Consider the following scenario:
- There are two host threads, T1 and T2, and two CUDA streams S1 and S2 owned and used exclusively by corresponding host thread.
- T2 is initially locked on some semaphore and idle.
- T1 allocates managed memory and associates it with S1 in a single-stream mode.
- T1 launches some kernels on S1 that will populate memory. Then T1 synchronizes on S1 to ensure that memory is populated.
- T1 signals semaphore and unlocks T2
- From now on, T1 and T2 work concurrently. Both of them are doing read-only access to managed memory, but T1 runs host code and T2 launches GPU kernel on S2.

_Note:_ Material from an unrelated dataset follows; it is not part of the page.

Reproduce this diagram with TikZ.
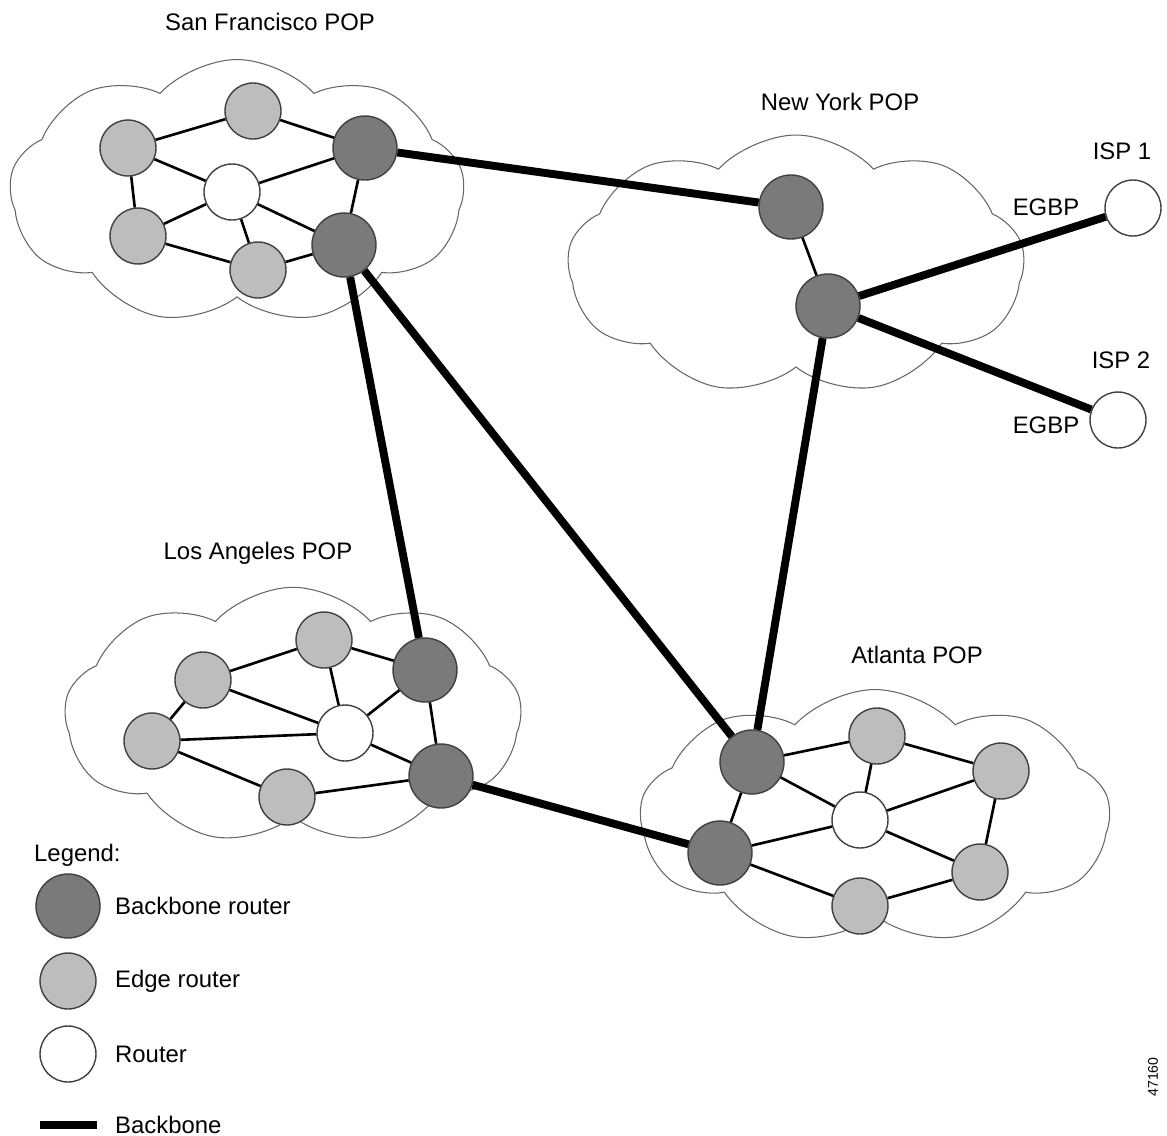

As I understand, there is no danger for cache coherency and consistency, because all write accesses are explicitly synchronized. But there is a concurrent memory access from host and GPU side by two threads, which is AFAIK not allowed in unified memory model despite being read-only.
This code is run on Jetson AGX Xavier, so the question relates only to specific Xavier CUDA implementation. But since it is still a generic CUDA question I decided to post it in a generic CUDA forum. Please move the thread if the question is more suited for the Xavier forum.
Q1: Is this access pattern valid from the perspective of unified memory model?
Q2: If it is not, how to efficiently run such code without violating CUDA memory constraints and still have zero-copy access?